-- Work to be completed --
Locate each line below that includes "picture" and reproduce it.

-- Data shown --
——
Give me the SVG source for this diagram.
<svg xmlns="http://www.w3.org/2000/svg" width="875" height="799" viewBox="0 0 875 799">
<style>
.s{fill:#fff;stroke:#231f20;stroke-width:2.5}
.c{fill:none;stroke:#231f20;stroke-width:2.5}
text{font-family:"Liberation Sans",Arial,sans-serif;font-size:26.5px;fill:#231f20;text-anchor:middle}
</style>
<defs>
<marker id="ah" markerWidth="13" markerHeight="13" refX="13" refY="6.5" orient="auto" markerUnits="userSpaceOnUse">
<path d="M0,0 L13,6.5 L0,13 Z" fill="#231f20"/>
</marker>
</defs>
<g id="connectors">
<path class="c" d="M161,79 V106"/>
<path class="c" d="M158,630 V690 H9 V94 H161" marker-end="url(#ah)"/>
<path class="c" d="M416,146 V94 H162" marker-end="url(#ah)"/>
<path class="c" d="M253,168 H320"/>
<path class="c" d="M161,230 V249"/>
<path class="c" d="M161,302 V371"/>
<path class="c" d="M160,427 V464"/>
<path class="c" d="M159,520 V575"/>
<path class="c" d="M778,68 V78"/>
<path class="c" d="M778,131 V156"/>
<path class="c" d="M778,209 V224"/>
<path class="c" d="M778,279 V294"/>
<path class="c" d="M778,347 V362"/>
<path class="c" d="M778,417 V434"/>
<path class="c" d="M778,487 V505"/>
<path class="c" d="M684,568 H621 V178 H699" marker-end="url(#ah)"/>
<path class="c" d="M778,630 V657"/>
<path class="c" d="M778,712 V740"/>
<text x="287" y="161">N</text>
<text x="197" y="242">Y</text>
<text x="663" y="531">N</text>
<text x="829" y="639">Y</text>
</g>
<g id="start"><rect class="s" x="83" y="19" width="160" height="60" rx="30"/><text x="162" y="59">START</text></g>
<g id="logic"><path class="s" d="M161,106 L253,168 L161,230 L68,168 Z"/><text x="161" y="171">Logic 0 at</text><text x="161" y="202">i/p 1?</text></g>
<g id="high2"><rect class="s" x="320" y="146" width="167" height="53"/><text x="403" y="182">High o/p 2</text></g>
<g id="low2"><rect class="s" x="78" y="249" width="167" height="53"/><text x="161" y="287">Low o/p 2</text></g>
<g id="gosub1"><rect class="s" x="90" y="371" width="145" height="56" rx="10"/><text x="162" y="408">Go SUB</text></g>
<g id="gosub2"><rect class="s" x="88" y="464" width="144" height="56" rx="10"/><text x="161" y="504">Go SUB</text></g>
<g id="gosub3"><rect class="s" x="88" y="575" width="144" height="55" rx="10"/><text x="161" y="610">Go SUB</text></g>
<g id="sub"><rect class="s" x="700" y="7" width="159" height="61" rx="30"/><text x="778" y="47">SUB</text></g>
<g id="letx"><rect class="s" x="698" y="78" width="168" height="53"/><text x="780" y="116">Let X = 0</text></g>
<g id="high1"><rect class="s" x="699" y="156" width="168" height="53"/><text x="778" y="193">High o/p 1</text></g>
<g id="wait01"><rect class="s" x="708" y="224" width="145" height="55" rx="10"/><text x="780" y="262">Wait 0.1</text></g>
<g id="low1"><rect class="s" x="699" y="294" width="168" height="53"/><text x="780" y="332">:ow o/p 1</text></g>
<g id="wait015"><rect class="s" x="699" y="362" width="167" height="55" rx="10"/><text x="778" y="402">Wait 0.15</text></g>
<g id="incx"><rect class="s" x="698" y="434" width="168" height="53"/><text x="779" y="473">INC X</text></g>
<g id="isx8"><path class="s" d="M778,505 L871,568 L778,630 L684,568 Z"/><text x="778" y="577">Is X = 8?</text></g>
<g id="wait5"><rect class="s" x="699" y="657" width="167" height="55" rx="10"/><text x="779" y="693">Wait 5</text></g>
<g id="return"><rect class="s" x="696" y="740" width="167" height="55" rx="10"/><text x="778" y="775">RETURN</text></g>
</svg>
——
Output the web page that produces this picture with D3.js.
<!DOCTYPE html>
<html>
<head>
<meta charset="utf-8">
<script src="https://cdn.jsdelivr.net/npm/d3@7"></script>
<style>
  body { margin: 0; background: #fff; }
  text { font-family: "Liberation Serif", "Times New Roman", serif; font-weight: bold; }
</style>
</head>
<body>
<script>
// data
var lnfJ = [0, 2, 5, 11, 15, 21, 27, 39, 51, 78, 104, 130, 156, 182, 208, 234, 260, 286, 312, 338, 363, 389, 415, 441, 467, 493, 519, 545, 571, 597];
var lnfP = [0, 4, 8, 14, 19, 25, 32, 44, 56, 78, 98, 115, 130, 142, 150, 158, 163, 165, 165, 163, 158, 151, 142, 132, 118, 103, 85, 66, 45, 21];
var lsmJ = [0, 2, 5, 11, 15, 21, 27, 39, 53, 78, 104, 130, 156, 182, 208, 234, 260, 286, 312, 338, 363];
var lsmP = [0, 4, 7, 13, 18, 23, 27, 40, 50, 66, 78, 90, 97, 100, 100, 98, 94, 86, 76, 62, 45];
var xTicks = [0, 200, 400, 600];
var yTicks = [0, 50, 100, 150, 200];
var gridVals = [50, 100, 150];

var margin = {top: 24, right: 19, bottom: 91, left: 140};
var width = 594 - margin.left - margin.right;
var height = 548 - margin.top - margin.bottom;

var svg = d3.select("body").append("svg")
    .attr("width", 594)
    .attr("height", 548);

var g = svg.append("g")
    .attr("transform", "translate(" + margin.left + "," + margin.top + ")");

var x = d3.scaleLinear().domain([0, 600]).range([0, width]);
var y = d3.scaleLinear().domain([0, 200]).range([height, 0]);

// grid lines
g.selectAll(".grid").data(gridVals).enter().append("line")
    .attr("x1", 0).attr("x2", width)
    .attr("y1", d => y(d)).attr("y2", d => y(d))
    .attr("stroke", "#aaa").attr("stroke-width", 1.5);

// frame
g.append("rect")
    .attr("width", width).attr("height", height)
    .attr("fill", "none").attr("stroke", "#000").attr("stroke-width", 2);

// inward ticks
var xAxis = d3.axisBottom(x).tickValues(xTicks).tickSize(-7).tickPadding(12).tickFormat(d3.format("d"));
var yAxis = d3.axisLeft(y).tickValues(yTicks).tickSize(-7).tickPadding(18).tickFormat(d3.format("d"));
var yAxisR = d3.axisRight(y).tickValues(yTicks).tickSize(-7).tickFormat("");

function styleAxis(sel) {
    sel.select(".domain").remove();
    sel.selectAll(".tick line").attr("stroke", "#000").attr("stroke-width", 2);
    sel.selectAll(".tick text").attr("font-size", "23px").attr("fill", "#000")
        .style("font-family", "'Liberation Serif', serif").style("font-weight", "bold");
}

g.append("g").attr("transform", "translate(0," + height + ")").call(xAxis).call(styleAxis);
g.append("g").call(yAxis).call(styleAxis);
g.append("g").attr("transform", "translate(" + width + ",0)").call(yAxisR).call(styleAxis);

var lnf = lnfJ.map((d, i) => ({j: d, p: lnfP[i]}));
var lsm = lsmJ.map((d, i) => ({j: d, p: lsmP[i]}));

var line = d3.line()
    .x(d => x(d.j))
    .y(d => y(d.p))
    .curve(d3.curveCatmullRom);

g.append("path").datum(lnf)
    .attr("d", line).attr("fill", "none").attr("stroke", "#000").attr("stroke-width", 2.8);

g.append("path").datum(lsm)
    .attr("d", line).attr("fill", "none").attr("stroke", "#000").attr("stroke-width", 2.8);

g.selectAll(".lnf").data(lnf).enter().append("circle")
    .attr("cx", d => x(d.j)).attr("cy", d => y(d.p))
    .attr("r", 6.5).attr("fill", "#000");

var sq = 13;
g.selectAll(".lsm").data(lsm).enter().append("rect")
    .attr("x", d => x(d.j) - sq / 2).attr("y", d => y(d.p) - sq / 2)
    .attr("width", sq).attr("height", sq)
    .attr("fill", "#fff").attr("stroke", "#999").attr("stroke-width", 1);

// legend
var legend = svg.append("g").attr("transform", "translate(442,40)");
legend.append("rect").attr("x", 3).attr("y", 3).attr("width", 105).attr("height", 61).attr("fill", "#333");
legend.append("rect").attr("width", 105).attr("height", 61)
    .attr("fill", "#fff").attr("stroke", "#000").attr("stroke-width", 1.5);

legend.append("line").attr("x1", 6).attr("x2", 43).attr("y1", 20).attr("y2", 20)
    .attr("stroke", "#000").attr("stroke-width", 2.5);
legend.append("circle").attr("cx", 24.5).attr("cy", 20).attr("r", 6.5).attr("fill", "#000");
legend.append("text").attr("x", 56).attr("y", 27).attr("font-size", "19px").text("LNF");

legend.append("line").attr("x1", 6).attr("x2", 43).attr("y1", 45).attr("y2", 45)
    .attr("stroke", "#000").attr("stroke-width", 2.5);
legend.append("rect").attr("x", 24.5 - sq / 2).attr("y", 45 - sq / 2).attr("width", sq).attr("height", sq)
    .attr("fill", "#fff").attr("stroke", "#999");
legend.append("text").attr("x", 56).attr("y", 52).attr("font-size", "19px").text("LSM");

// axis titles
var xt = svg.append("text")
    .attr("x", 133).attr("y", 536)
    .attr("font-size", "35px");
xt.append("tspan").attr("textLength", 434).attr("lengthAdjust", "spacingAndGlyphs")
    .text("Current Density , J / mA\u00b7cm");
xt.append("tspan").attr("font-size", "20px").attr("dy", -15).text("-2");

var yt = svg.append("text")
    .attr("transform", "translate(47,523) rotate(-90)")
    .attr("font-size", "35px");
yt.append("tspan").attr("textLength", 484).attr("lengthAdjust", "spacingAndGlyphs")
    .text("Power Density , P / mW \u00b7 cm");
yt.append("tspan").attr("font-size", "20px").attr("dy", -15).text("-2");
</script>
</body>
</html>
——
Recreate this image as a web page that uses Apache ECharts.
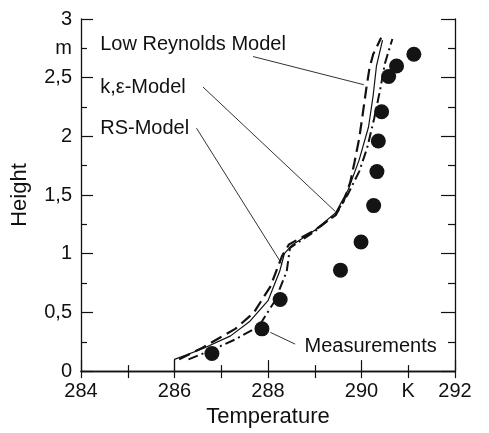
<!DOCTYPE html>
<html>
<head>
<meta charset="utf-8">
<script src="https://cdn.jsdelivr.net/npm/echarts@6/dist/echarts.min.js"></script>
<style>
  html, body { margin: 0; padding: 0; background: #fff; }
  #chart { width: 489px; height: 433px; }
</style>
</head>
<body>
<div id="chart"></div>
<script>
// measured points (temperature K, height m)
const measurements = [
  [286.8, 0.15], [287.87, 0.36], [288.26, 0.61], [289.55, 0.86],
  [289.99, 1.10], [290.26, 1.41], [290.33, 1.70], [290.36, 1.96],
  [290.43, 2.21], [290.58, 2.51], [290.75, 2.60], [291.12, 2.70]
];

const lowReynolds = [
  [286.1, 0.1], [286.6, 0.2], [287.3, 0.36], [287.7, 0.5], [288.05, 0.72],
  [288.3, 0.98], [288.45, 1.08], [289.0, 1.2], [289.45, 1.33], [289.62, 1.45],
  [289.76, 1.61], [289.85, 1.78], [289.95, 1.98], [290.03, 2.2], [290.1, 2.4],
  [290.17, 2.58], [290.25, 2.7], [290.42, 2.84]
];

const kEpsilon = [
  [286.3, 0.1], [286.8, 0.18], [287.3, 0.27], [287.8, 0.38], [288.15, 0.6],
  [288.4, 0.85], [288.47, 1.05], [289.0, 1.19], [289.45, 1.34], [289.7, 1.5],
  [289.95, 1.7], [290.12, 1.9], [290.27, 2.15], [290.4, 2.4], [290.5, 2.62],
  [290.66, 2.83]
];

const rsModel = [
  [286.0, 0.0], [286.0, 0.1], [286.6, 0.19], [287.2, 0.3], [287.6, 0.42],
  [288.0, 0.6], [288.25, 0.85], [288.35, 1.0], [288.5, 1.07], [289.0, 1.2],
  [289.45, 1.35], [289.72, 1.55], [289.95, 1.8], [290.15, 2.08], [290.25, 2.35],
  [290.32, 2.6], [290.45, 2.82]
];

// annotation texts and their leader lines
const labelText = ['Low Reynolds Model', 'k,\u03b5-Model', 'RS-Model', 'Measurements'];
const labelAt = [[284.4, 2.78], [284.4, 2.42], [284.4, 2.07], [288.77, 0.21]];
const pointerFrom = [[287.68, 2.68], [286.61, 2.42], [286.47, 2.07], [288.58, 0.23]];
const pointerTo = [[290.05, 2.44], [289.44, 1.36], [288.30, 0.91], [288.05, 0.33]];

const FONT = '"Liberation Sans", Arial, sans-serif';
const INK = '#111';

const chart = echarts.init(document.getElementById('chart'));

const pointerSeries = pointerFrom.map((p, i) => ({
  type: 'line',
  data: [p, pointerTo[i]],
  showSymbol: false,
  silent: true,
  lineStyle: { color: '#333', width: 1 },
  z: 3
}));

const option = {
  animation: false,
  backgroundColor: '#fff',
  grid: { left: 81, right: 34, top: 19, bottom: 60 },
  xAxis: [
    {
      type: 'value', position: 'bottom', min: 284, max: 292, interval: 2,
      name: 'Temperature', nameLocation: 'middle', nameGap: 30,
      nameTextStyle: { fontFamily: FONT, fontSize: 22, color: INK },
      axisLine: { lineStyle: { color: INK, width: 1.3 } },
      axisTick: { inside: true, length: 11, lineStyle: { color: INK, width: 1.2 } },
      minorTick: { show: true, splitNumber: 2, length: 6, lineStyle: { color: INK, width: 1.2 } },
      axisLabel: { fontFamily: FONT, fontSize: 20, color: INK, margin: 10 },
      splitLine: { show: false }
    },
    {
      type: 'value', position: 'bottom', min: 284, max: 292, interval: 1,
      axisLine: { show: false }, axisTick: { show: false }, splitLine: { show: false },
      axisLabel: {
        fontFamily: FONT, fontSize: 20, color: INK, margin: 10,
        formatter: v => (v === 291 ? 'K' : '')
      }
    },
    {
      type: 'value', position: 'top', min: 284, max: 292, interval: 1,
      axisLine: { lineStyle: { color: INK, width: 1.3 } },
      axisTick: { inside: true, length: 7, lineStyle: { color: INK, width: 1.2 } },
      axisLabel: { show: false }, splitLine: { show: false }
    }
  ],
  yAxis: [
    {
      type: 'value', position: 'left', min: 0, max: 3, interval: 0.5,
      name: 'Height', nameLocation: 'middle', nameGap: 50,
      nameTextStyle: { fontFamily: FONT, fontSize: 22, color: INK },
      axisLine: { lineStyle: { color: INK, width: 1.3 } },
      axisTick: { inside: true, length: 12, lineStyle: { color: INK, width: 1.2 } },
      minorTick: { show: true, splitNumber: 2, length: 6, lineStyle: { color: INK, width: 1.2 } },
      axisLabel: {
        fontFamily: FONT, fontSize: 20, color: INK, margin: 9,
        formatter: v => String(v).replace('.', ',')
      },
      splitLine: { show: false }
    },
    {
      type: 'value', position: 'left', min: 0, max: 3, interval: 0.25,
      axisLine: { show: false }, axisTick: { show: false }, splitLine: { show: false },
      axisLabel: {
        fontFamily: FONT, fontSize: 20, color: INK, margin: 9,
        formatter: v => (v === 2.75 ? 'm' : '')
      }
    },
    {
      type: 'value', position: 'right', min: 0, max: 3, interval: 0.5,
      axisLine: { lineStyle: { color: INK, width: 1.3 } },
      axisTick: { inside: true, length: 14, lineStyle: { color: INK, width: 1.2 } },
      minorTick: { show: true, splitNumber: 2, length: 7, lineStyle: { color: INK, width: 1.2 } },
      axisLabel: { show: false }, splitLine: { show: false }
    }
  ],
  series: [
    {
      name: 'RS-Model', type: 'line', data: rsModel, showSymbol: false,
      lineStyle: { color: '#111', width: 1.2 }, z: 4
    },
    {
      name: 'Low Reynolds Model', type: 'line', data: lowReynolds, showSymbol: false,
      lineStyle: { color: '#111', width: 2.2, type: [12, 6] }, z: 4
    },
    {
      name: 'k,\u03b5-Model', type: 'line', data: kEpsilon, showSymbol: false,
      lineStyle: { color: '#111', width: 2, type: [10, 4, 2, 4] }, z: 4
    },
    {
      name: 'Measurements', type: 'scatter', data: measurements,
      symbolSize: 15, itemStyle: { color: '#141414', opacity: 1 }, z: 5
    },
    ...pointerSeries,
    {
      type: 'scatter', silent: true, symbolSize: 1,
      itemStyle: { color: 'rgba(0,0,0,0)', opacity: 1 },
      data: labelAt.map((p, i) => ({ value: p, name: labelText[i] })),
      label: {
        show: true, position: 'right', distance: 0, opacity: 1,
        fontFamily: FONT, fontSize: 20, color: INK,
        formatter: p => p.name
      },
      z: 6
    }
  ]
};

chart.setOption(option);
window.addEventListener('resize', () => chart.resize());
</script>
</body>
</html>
——
-- Result below --
Output the web page that produces this picture with D3.js.

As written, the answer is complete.